À visão de A Sala de Música, torna-se evidente compará-lo a Sahib bibi aur ghulam, de Bollywood. Ambos se detêm na decadência da casta superior bengali, mas enquanto em A Sala de Música ela é observada pelo protagonista que integra a classe agonizante (como o Príncipe Salina de O Leopardo, ou o Tom Doniphon e O Homem que Matou o Fascínora), em Sahib bibi aur ghulam o herói se encontra no exterior, uma vez que se agrega à família citadina como simples empregado. A diferença mais sensível dos filmes, contudo, está nos respectivos climas narrativos: se o de Abrar Alvi veste-se de romantismo e de nostalgia, o de Satyajit Ray é implacável ao expor a dissolução moral do personagem, que acaba punido com a morte da esposa e do filho, em função da soberba de, embora falido, organizar caríssimos espetáculos musicais, ao mesmo tempo em que os agricultores de seu feudo subsistem na miséria absoluta.

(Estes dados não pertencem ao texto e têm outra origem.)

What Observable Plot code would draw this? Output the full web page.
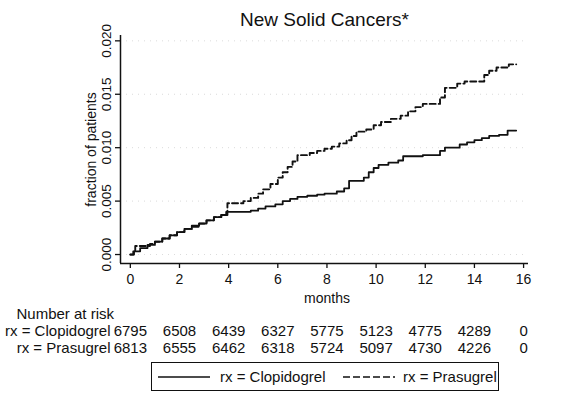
<!DOCTYPE html>
<html><head><meta charset="utf-8">
<script src="https://cdn.jsdelivr.net/npm/d3@7"></script>
<script src="https://cdn.jsdelivr.net/npm/@observablehq/plot@0.6"></script>
<style>
body{margin:0;background:#fff;font-family:"Liberation Sans",Arial,sans-serif;}
#wrap{position:relative;width:573px;height:398px;overflow:hidden;}
#legend{position:absolute;left:151px;top:362px;width:346px;height:27px;border:1.5px solid #111;font-size:15px;color:#111;}
#legend .it{position:absolute;top:0;height:27px;line-height:27px;white-space:nowrap;}
#legend svg{position:absolute;top:0;}
</style>
</head><body>
<div id="wrap"><div id="chart"></div><div id="legend"></div></div>
<script>
const title = "New Solid Cancers*";
const seriesNames = ["rx = Clopidogrel", "rx = Prasugrel"];
const xTicks = [0, 2, 4, 6, 8, 10, 12, 14, 16];
const yTicks = [0, 0.005, 0.010, 0.015, 0.020];
const riskMonths = [0, 2, 4, 6, 8, 10, 12, 14, 16];
const riskClop = [6795, 6508, 6439, 6327, 5775, 5123, 4775, 4289, 0];
const riskPras = [6813, 6555, 6462, 6318, 5724, 5097, 4730, 4226, 0];

const clopMonths = [0, 0.15, 0.4, 0.7, 1.0, 1.3, 1.6, 1.9, 2.2, 2.5, 2.8, 3.1, 3.4, 3.7, 3.9, 4.9, 5.2, 5.5, 5.9, 6.2, 6.5, 6.8, 7.2, 7.6, 7.9, 8.4, 8.7, 8.9, 9.5, 9.7, 9.9, 10.1, 10.5, 10.9, 11.1, 11.9, 12.6, 12.8, 13.4, 13.7, 14.0, 14.3, 14.6, 15.0, 15.35, 15.7];
const clopRisk = [0, 0.0003, 0.0006, 0.0009, 0.0012, 0.0015, 0.0018, 0.0021, 0.0024, 0.0027, 0.0029, 0.0032, 0.0035, 0.0037, 0.0040, 0.0041, 0.0043, 0.0045, 0.0047, 0.0050, 0.0052, 0.0054, 0.0055, 0.0056, 0.0057, 0.0059, 0.0062, 0.0069, 0.0072, 0.0077, 0.0081, 0.0084, 0.0086, 0.0088, 0.0092, 0.0093, 0.0097, 0.0100, 0.0103, 0.0105, 0.0107, 0.0109, 0.0111, 0.0112, 0.0116, 0.0116];

const prasMonths = [0, 0.12, 0.2, 0.5, 0.8, 1.0, 1.3, 1.6, 1.9, 2.2, 2.5, 2.8, 3.1, 3.4, 3.7, 3.95, 4.6, 4.9, 5.2, 5.4, 5.7, 6.0, 6.2, 6.4, 6.6, 6.8, 7.3, 7.6, 7.9, 8.2, 8.5, 8.8, 9.0, 9.2, 9.6, 9.9, 10.2, 10.6, 11.0, 11.3, 11.6, 11.9, 12.6, 12.8, 13.3, 13.6, 14.4, 14.6, 14.9, 15.4, 15.7];
const prasRisk = [0, 0.0004, 0.0008, 0.0008, 0.0010, 0.0012, 0.0015, 0.0018, 0.0021, 0.0024, 0.0026, 0.0029, 0.0032, 0.0035, 0.0037, 0.0048, 0.0050, 0.0053, 0.0057, 0.0061, 0.0066, 0.0072, 0.0077, 0.0082, 0.0087, 0.0093, 0.0095, 0.0097, 0.0099, 0.0101, 0.0104, 0.0107, 0.0111, 0.0115, 0.0117, 0.0121, 0.0124, 0.0127, 0.0130, 0.0134, 0.0138, 0.0141, 0.0147, 0.0156, 0.0160, 0.0162, 0.0168, 0.0172, 0.0175, 0.0178, 0.0178];

const clop = clopMonths.map((m, i) => ({m, v: clopRisk[i]}));
const pras = prasMonths.map((m, i) => ({m, v: prasRisk[i]}));
const xDom = [-0.4, 16.2];
const yDom = [-0.00084, 0.0205];
const ink = "#111";
const fmt = d3.format(".3f");

const rowClop = riskMonths.map((m, i) => ({m, t: String(riskClop[i])}));
const rowPras = riskMonths.map((m, i) => ({m, t: String(riskPras[i])}));

const chart = Plot.plot({
  width: 573, height: 360,
  marginLeft: 120, marginRight: 45, marginTop: 35, marginBottom: 97,
  style: {fontFamily: '"Liberation Sans", Arial, sans-serif', fontSize: "14px", color: ink, background: "#fff"},
  x: {domain: xDom},
  y: {domain: yDom},
  marks: [
    Plot.gridY(yTicks, {stroke: "#999", strokeOpacity: 0.35, strokeDasharray: "1,5"}),
    Plot.ruleX([xDom[0]], {stroke: ink, strokeWidth: 1.5}),
    Plot.ruleY([yDom[0]], {stroke: ink, strokeWidth: 1.5}),
    Plot.axisX({ticks: xTicks, tickSize: 5, tickPadding: 6, label: null, fontSize: 14, stroke: ink, strokeWidth: 1.3}),
    Plot.axisY({ticks: yTicks, tickSize: 5, tickFormat: () => "", label: null, stroke: ink, strokeWidth: 1.3}),
    Plot.text(yTicks, {y: d => d, text: d => fmt(d), frameAnchor: "left", dx: -10, rotate: -90, textAnchor: "middle", lineAnchor: "bottom", fontSize: 13.5, fill: ink}),
    Plot.text(["fraction of patients"], {frameAnchor: "left", dx: -25, rotate: -90, textAnchor: "middle", lineAnchor: "bottom", fontSize: 14, fill: ink}),
    Plot.text(["months"], {x: () => 8, frameAnchor: "bottom", dy: 35, lineAnchor: "middle", fontSize: 14, fill: ink}),
    Plot.text([title], {frameAnchor: "top", dy: -16, lineAnchor: "middle", fontSize: 19, fill: ink}),
    Plot.line(clop, {x: "m", y: "v", curve: "step-after", stroke: ink, strokeWidth: 1.8}),
    Plot.line(pras, {x: "m", y: "v", curve: "step-after", stroke: ink, strokeWidth: 1.9, strokeDasharray: "6,3"}),
    Plot.text(["Number at risk"], {frameAnchor: "bottom-left", dx: -104, dy: 51, textAnchor: "start", lineAnchor: "middle", fontSize: 15, fill: ink}),
    Plot.text([seriesNames[0]], {frameAnchor: "bottom-left", dx: -10, dy: 68, textAnchor: "end", lineAnchor: "middle", fontSize: 15, fill: ink}),
    Plot.text([seriesNames[1]], {frameAnchor: "bottom-left", dx: -10, dy: 85, textAnchor: "end", lineAnchor: "middle", fontSize: 15, fill: ink}),
    Plot.text(rowClop, {x: "m", text: "t", frameAnchor: "bottom", dy: 68, lineAnchor: "middle", fontSize: 15, fill: ink}),
    Plot.text(rowPras, {x: "m", text: "t", frameAnchor: "bottom", dy: 85, lineAnchor: "middle", fontSize: 15, fill: ink})
  ]
});
document.getElementById("chart").appendChild(chart);

const lg = document.getElementById("legend");
const NS = "http://www.w3.org/2000/svg";
function sample(left, dash) {
  const s = document.createElementNS(NS, "svg");
  s.setAttribute("width", 52); s.setAttribute("height", 27);
  s.style.left = left + "px";
  const l = document.createElementNS(NS, "line");
  l.setAttribute("x1", 0); l.setAttribute("x2", 52);
  l.setAttribute("y1", 14); l.setAttribute("y2", 14);
  l.setAttribute("stroke", ink); l.setAttribute("stroke-width", 1.6);
  if (dash) l.setAttribute("stroke-dasharray", dash);
  s.appendChild(l);
  lg.appendChild(s);
}
function label(left, t) {
  const d = document.createElement("div");
  d.className = "it"; d.style.left = left + "px"; d.textContent = t;
  lg.appendChild(d);
}
sample(6, null); label(68, seriesNames[0]);
sample(191, "7,3"); label(251, seriesNames[1]);
</script>
</body></html>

Dilemas éticos e morais são justamente o que separam Satyajit Ray de Bollywood e seus homônimos. Para o cineasta bengali, ao contrário do que ocorre nas produções comerciais, a narrativa se presta a investigar a crise de consciência que se abate sobre o indivíduo quando forçado a escolher qual a postura em relação aos acontecimentos da realidade (a casa e o mundo...). Em Satyajit Ray, há o certo e o errado, o preto e o branco, o bem e o mal, maniqueísmo que nasce e se desenvolve na compreensão e na ternura inigualáveis do diretor: a esposa que se divide entre o marido e o amante, entre a paz e a violência, em A Casa e o Mundo; a família que deve optar entre migrar para a cidade ou permanecer na terra dos antepassados em A Canção da Estrada; o pai que descobre a divisão dos filhos entre a honestidade e corrupção em Os Galhos da Árvore; o médico que se posiciona contra os interesses econômicos da cidade em O Inimigo do Povo; Apu, que deve ou não reconhecer o filho em O Mundo de Apu; o casal que desconfia do tio recém-chegado, temeroso de que ele reivindique a herança da família em O Estrangeiro.

Não ter assistido ao cinema ético e Satyajit Ray, como diz Akira Kurosawa, "significa existir no mundo sem ver o sol ou a lua".